Okay.
The most basic thing we can assume about the universe is that the laws of nature are same to all observers, regardless of their state of motion.
The speed of light (actually speed of all electromagnetic wave motion) arises from the structure of empty space. More specifically, in Maxwell's equations it is shown that the speed of light depends only about the permeability and permittivity of the vacuum. Also, since there is no universal base co-ordinates to reference in a vacuum, that indeed means that everyone will observe the speed of light in vacuum to be constant, c, since vacuum itself will appear exactly the same to everyone passing through it - you can't reference to nothingness!
Now, when a situation like what you described occurs - an observer (A) sends a light beam (or a photon) forwards while moving at velocity v in relation to another observer (B) - we can from the previous deduction simply say that both observers will see that the photon moves at the constant speed of light, c. This is a fact, and all that follows has variable interpretations and requires a bit deeper analysis to understand.
Because there is a speed difference, yet both must observe the speed of light to be constant, we can deduct some interesting things. Mathematically, you can derive the so-called Lorenz-contractions for distance and time for both observers, based on the speed difference. It all gets a bit hairy when it's written with a computer so I won't bother to start with (I'll do a copy-paste later if it's necessary). The basic idea is that when relative velocity increases, the observers start seeing things different from each other. If both were stationary, they would see all distances similarly, and time would pass at similar rate for both observers. However, if there's a large speed difference between observers, the following (and some) happens:
-when a stationary observer observes a moving target which has a clock on it's surface, he will observe that the clock is running slower than his own clock. Note that this applies to both observers - they both see the other's time is running slower than their own. It is a bit difficult to explain, but there's no paradoxes there in the end.
-same applies to the length on the direction of velocity. A stationary observer will note that a fast-moving observers' one-metre long scale looks somewhat shorter. This can similarly be inverted, since both observers will consider themselves static observers and the other one to be on the move.
Now what happens when, say, there's a velocity difference of 0.5c between observers and the other sends a photon forwards?
Observer A will measure that in one second, the photon moves about 300,000 kilometres from it's starting point. In other words, typical velocity of light, c.

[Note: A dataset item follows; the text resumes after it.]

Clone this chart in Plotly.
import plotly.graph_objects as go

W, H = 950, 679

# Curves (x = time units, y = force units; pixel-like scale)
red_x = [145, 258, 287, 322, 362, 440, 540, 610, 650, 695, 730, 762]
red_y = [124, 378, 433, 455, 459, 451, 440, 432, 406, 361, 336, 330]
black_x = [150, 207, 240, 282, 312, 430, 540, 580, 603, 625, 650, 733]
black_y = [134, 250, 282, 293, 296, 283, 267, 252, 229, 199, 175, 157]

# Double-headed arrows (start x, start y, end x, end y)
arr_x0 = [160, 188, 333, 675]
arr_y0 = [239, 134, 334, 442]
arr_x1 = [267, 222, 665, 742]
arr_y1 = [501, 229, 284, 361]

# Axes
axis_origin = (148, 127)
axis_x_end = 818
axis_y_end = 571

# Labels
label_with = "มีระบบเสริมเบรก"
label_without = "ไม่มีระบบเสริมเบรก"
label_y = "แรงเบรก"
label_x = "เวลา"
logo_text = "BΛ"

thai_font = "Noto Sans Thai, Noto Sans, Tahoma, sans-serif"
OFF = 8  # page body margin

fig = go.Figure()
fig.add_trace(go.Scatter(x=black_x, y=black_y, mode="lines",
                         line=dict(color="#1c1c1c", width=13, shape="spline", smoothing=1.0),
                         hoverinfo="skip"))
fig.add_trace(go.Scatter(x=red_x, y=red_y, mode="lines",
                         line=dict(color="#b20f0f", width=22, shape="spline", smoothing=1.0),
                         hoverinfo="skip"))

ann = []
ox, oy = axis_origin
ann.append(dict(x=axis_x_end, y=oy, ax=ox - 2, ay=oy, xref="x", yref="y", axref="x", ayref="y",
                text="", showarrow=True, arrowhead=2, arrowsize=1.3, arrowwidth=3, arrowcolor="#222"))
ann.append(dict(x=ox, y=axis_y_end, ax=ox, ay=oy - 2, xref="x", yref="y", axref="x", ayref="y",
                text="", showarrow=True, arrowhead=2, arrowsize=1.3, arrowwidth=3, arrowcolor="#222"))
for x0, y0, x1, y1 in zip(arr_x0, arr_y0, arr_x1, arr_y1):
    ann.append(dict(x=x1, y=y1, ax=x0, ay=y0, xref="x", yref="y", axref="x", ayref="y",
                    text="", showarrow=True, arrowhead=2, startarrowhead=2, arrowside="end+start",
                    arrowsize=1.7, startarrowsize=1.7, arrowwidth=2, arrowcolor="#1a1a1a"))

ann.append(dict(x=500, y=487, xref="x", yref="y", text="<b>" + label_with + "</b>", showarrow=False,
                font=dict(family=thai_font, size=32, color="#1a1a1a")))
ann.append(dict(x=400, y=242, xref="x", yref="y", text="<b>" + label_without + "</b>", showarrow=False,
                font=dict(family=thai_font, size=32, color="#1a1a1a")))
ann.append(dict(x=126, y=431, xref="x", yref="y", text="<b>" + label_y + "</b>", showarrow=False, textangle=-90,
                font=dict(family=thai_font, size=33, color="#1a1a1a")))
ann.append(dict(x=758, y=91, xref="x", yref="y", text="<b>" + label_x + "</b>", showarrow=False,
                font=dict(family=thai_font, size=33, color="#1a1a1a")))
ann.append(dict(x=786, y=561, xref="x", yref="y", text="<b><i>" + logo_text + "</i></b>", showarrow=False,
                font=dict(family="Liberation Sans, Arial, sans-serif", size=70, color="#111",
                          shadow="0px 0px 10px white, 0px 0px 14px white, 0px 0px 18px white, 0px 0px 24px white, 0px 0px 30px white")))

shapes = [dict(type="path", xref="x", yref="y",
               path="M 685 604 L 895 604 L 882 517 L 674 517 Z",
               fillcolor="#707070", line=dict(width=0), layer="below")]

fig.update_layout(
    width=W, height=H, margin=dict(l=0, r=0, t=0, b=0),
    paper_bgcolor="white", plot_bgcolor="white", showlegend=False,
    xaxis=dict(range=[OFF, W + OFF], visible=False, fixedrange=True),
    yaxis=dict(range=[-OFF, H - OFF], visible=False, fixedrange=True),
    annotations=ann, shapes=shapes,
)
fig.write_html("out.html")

Observer B will measure the same speed for the photon, but now you need to remember that from A's point of view, B's measure sticks are shorter and seconds take longer. That means that when the observer A sees that B's clock has passed one second, about 300,000,000 of B's one-metre long measure sticks will fit between B and the photon. So A can see that B also measures the speed of light to be constant.
...I've never been especially good at explaining the theory of relativity. It all gets more clear once you derive the Lorenz-contractions a couple of times based on the proven assumption that every observer measures speed of light as constant. There are many ways to explain special relativity, but I prefer first explaining why light will appear to move at constant speed regardless of the speed you're moving at (in relation to other objects and observers) and then explaining a bit what it means and what the interpretations are.
the lights traveling at 1c. if it were a bullet with a muzzel velocity of 1000 m/s and youre traveling at 10000 m/s a second, that bullet will travel at 11000 m/s. but those rules dont apply to light. we like to think in terms of distance per time. but sence time means nothing to light, its always traveling at 1.
Actually, the relativistic addition of velocities can be applied to bullets as well. In such low speeds, however, the result would be something like 10999.99999999998 m/s so it doesn't really pay to calculate the difference... usually. But it's there nevertheless. Obviously, in shooter's reference frame the bullet would be moving at constant 1000 m/s assuming it's a vacuum.